Required task ->
Beginning with the first line, set down every line through the one containing "string; from: number;", exactly as it appears, but not the pictures.

Dataset excerpt ->

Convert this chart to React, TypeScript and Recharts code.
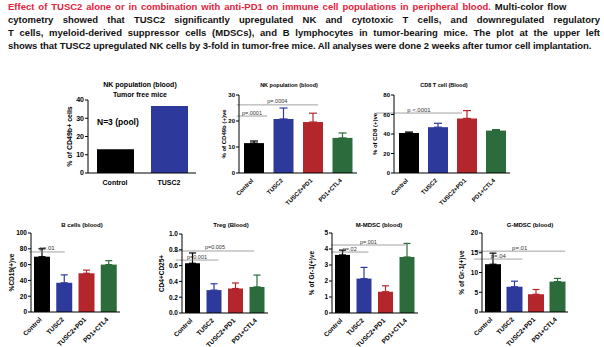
import React from "react";
import { BarChart, Bar, XAxis, YAxis, ErrorBar, ReferenceLine, ReferenceDot, Cell } from "recharts";

const FONT = '"Liberation Sans", Arial, sans-serif';

const groups = ["Control", "TUSC2", "TUSC2+PD1", "PD1+CTL4"];
const colors = ["#000000", "#2E3A9B", "#B2262C", "#2C6B3B"];

// tumor-free mice
const freeGroups = ["Control", "TUSC2"];
const freeNK = [13, 36.7];

// tumor-bearing mice, mean and upper error (SEM)
const nkMean = [11.5, 20.8, 19.6, 13.5];
const nkErr = [0.8, 4.2, 3.4, 1.9];
const cd8Mean = [41, 47, 56, 43.5];
const cd8Err = [1, 4, 8, 1];
const bMean = [70, 37, 49, 60];
const bErr = [10, 10, 4, 5];
const tregMean = [0.63, 0.29, 0.31, 0.33];
const tregErr = [0.13, 0.08, 0.07, 0.15];
const mmdscMean = [3.63, 2.15, 1.33, 3.5];
const mmdscErr = [0.3, 0.7, 0.37, 0.85];
const gmdscMean = [12.1, 6.4, 4.5, 7.7];
const gmdscErr = [2.8, 1.4, 1.2, 0.8];

type Sig = { label: string; from: number; to: number; y: number };

// significance brackets: x in category index units, y in data units
const nkSigs: Sig[] = [
  { label: "p=.0004", from: -0.06, to: 2.01, y: 26.2 },
  { label: "p=.0001", from: -0.06, to: 0.72, y: 21.9 },
];
const cd8Sigs: Sig[] = [{ label: "p <.0001", from: -0.47, to: 1.76, y: 61.5 }];
const bSigs: Sig[] = [{ label: "p=.01", from: -0.06, to: 1.14, y: 76 }];
const tregSigs: Sig[] = [
  { label: "p=0.005", from: -0.22, to: 2.52, y: 0.785 },
  { label: "p=0.001", from: -0.22, to: 1.27, y: 0.67 },
];
const mmdscSigs: Sig[] = [
  { label: "p=.001", from: -0.03, to: 2.57, y: 4.25 },
  { label: "p=.02", from: -0.03, to: 1.27, y: 3.81 },
];
const gmdscSigs: Sig[] = [
  { label: "p=.01", from: -0.27, to: 2.9, y: 15.4 },
  { label: "p=.04", from: -0.27, to: 1.41, y: 13.4 },
];

const captionRed =
  "Effect of TUSC2 alone or in combination with anti-PD1 on immune cell populations in peripheral blood.";
const captionLines = [
  " Multi-color flow",
  "cytometry showed that TUSC2 significantly upregulated NK and cytotoxic T cells, and downregulated regulatory",
  "T cells, myeloid-derived suppressor cells (MDSCs), and B lymphocytes in tumor-bearing mice. The plot at the upper left",
  "shows that TUSC2 upregulated NK cells by 3-fold in tumor-free mice. All analyses were done 2 weeks after tumor cell implantation.",
];

function Title({ x, y, lines, fs }: { x: number; y: number; lines: string[]; fs: number }) {
  return (
    <div
      style={{
        position: "absolute",
        left: x - 100,
        top: y - fs * 0.65,
        width: 200,
        textAlign: "center",
        fontFamily: FONT,
        fontWeight: 700,
        fontSize: fs,
        lineHeight: `${fs * 1.35}px`,
        color: "#000",
      }}
    >
      {lines.map((l) => (
        <div key={l}>{l}</div>
      ))}
    </div>
  );
}

function RotTick(props: any) {
  const { x, y, payload, fs } = props;
  return (
    <text
      transform={`translate(${x},${y + 6}) rotate(-45)`}
      textAnchor="end"
      fontSize={fs}
      fontWeight={700}
      fontFamily={FONT}
      fill="#000"
    >
      {payload.value}
    </text>
  );
}

interface PanelProps {
  x0: number;
  x1: number;
  y0: number;
  y1: number;
  max: number;
  ticks: number[];
  means: number[];
  errs: number[];
  sigs: Sig[];
  yLabel: string;
  labelX: number;
  barSize: number;
  cap: number;
  fs: number;
  sigFs: number;
  decimals?: number;
}

function Panel(p: PanelProps) {
  const L = 50, T = 12, R = 6, B = 50;
  const left = p.x0 - L;
  const top = p.y0 - T;
  const width = p.x1 - p.x0 + L + R;
  const height = p.y1 - p.y0 + T + B;
  const data = groups.map((g, gi) => {
    const row: any = { name: g };
    row[`v${gi}`] = p.means[gi];
    row[`e${gi}`] = [0, p.errs[gi]];
    return row;
  });
  return (
    <div style={{ position: "absolute", left, top }}>
      <BarChart
        width={width}
        height={height}
        data={data}
        margin={{ top: T, right: R, left: 0, bottom: 0 }}
        barCategoryGap={0}
      >
        <XAxis
          dataKey="name"
          height={B}
          interval={0}
          tickLine={false}
          tickSize={0}
          axisLine={{ stroke: "#000", strokeWidth: 1 }}
          tick={<RotTick fs={p.fs} />}
        />
        <XAxis xAxisId="n" type="number" domain={[-0.5, 3.5]} hide allowDataOverflow />
        <YAxis
          width={L}
          domain={[0, p.max]}
          ticks={p.ticks}
          interval={0}
          allowDataOverflow
          tickSize={3}
          tickMargin={1}
          axisLine={{ stroke: "#000", strokeWidth: 1 }}
          tickLine={{ stroke: "#000" }}
          tickFormatter={(v: number) => (p.decimals ? v.toFixed(p.decimals) : String(v))}
          tick={{ fontSize: p.fs, fontWeight: 700, fill: "#000", fontFamily: FONT }}
          label={{
            value: p.yLabel,
            angle: -90,
            position: "insideLeft",
            offset: p.labelX - left,
            style: { textAnchor: "middle", fontSize: p.fs, fontWeight: 700, fill: "#000", fontFamily: FONT },
          }}
        />
        {groups.map((g, gi) => (
          <Bar
            key={g}
            dataKey={`v${gi}`}
            stackId="s"
            fill={colors[gi]}
            barSize={p.barSize}
            isAnimationActive={false}
          >
            <ErrorBar
              dataKey={`e${gi}`}
              direction="y"
              width={p.cap}
              stroke={colors[gi]}
              strokeWidth={1.2}
              isAnimationActive={false}
            />
          </Bar>
        ))}
        {p.sigs.map((s) => (
          <ReferenceLine
            key={s.label}
            xAxisId="n"
            ifOverflow="visible"
            segment={[
              { x: s.from, y: s.y },
              { x: s.to, y: s.y },
            ]}
            stroke="#8a8a8a"
            strokeWidth={0.8}
          />
        ))}
        {p.sigs.map((s) => (
          <ReferenceDot
            key={`${s.label}-t`}
            xAxisId="n"
            x={(s.from + s.to) / 2}
            y={s.y}
            r={0}
            stroke="none"
            fill="none"
            ifOverflow="visible"
            label={{
              value: s.label,
              position: "top",
              offset: 1.5,
              fontSize: p.sigFs,
              fill: "#333",
              fontFamily: FONT,
            }}
          />
        ))}
      </BarChart>
    </div>
  );
}

function FreePanel() {
  const x0 = 88, x1 = 196, y0 = 100, y1 = 173;
  const L = 50, T = 12, R = 6, B = 30;
  const left = x0 - L;
  const top = y0 - T;
  const data = freeGroups.map((g, i) => ({ name: g, v: freeNK[i], c: colors[i] }));
  return (
    <div style={{ position: "absolute", left, top }}>
      <BarChart
        width={x1 - x0 + L + R}
        height={y1 - y0 + T + B}
        data={data}
        margin={{ top: T, right: R, left: 0, bottom: 0 }}
      >
        <XAxis
          dataKey="name"
          height={B}
          interval={0}
          tickLine={false}
          tickSize={0}
          axisLine={{ stroke: "#000" }}
          tick={(t: any) => (
            <text
              x={t.x}
              y={t.y + 10}
              textAnchor="middle"
              fontSize={7}
              fontWeight={700}
              fontFamily={FONT}
              fill="#000"
            >
              {t.payload.value}
            </text>
          )}
        />
        <YAxis
          width={L}
          domain={[0, 40]}
          ticks={[0, 10, 20, 30, 40]}
          interval={0}
          tickSize={3}
          tickMargin={1}
          axisLine={{ stroke: "#000" }}
          tickLine={{ stroke: "#000" }}
          tick={{ fontSize: 7, fontWeight: 700, fill: "#000", fontFamily: FONT }}
          label={{
            value: "% of CD49b+ cells",
            angle: -90,
            position: "insideLeft",
            offset: 70 - left,
            style: { textAnchor: "middle", fontSize: 7, fontWeight: 700, fill: "#000", fontFamily: FONT },
          }}
        />
        <Bar dataKey="v" barSize={37} isAnimationActive={false}>
          {data.map((d) => (
            <Cell key={d.name} fill={d.c} />
          ))}
        </Bar>
      </BarChart>
    </div>
  );
}

const firstLine: React.CSSProperties = {
  textAlign: "left",
  whiteSpace: "nowrap",
  wordSpacing: 1.3,
  height: 13,
};
const justLine: React.CSSProperties = {
  textAlign: "justify",
  textAlignLast: "justify",
  height: 13,
};
const lastLine: React.CSSProperties = {
  textAlign: "left",
  whiteSpace: "nowrap",
  letterSpacing: -0.05,
  height: 13,
};

export default function App() {
  return (
    <div
      style={{
        position: "absolute",
        left: 0,
        top: 0,
        width: 604,
        height: 347,
        background: "#fff",
        overflow: "hidden",
        fontFamily: FONT,
      }}
    >
      <div
        style={{
          position: "absolute",
          left: 8,
          top: 0,
          width: 592,
          fontSize: 9.5,
          lineHeight: "13px",
          fontWeight: 700,
          color: "#111",
        }}
      >
        <div style={firstLine}>
          <span style={{ color: "#E2233B" }}>{captionRed}</span>
          {captionLines[0]}
        </div>
        <div style={justLine}>{captionLines[1]}</div>
        <div style={justLine}>{captionLines[2]}</div>
        <div style={lastLine}>{captionLines[3]}</div>
      </div>

      <FreePanel />
      <Title x={140} y={85} lines={["NK population (blood)", "Tumor free mice"]} fs={7} />
      <div
        style={{
          position: "absolute",
          left: 97,
          top: 117,
          fontSize: 8.5,
          fontWeight: 700,
          color: "#000",
          whiteSpace: "nowrap",
        }}
      >
        N=3 (pool)
      </div>

      <Panel
        x0={239} x1={357} y0={95} y1={173} max={30} ticks={[0, 10, 20, 30]}
        means={nkMean} errs={nkErr} sigs={nkSigs} yLabel="% of CD49b (+)ve" labelX={224}
        barSize={20} cap={4} fs={6} sigFs={5.5}
      />
      <Title x={289} y={86} lines={["NK population (blood)"]} fs={5.5} />

      <Panel
        x0={394} x1={510} y0={95} y1={173} max={80} ticks={[0, 20, 40, 60, 80]}
        means={cd8Mean} errs={cd8Err} sigs={cd8Sigs} yLabel="% of CD8 (+)ve" labelX={375}
        barSize={20} cap={4} fs={6} sigFs={6}
      />
      <Title x={444} y={86} lines={["CD8 T cell (Blood)"]} fs={5.5} />

      <Panel
        x0={31} x1={120} y0={233} y1={312} max={100} ticks={[0, 20, 40, 60, 80, 100]}
        means={bMean} errs={bErr} sigs={bSigs} yLabel="%CD19(+)ve" labelX={12}
        barSize={16} cap={3.5} fs={6.5} sigFs={6}
      />
      <Title x={82} y={225} lines={["B cells (blood)"]} fs={6} />

      <Panel
        x0={182} x1={268} y0={234} y1={313} max={1} ticks={[0, 0.2, 0.4, 0.6, 0.8, 1]}
        means={tregMean} errs={tregErr} sigs={tregSigs} yLabel="CD4+CD25+" labelX={162}
        barSize={15} cap={3.5} fs={6.5} sigFs={5.5} decimals={1}
      />
      <Title x={231} y={225} lines={["Treg (Blood)"]} fs={6} />

      <Panel
        x0={332} x1={418} y0={233} y1={313} max={5} ticks={[0, 1, 2, 3, 4, 5]}
        means={mmdscMean} errs={mmdscErr} sigs={mmdscSigs} yLabel="% of Gr-1(+)ve" labelX={312}
        barSize={15} cap={3.5} fs={6.5} sigFs={5.5}
      />
      <Title x={379} y={225} lines={["M-MDSC (blood)"]} fs={6} />

      <Panel
        x0={482} x1={568} y0={233} y1={312} max={20} ticks={[0, 5, 10, 15, 20]}
        means={gmdscMean} errs={gmdscErr} sigs={gmdscSigs} yLabel="% of Gr-1(+)ve" labelX={462}
        barSize={16} cap={3.5} fs={6.5} sigFs={6}
      />
      <Title x={530} y={225} lines={["G-MDSC (blood)"]} fs={6} />
    </div>
  );
}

Correct response ->
Convert this chart to React, TypeScript and Recharts code.
import React from "react";
import { BarChart, Bar, XAxis, YAxis, ErrorBar, ReferenceLine, ReferenceDot, Cell } from "recharts";

const FONT = '"Liberation Sans", Arial, sans-serif';

const groups = ["Control", "TUSC2", "TUSC2+PD1", "PD1+CTL4"];
const colors = ["#000000", "#2E3A9B", "#B2262C", "#2C6B3B"];

// tumor-free mice
const freeGroups = ["Control", "TUSC2"];
const freeNK = [13, 36.7];

// tumor-bearing mice, mean and upper error (SEM)
const nkMean = [11.5, 20.8, 19.6, 13.5];
const nkErr = [0.8, 4.2, 3.4, 1.9];
const cd8Mean = [41, 47, 56, 43.5];
const cd8Err = [1, 4, 8, 1];
const bMean = [70, 37, 49, 60];
const bErr = [10, 10, 4, 5];
const tregMean = [0.63, 0.29, 0.31, 0.33];
const tregErr = [0.13, 0.08, 0.07, 0.15];
const mmdscMean = [3.63, 2.15, 1.33, 3.5];
const mmdscErr = [0.3, 0.7, 0.37, 0.85];
const gmdscMean = [12.1, 6.4, 4.5, 7.7];
const gmdscErr = [2.8, 1.4, 1.2, 0.8];

type Sig = { label: string; from: number; to: number; y: number };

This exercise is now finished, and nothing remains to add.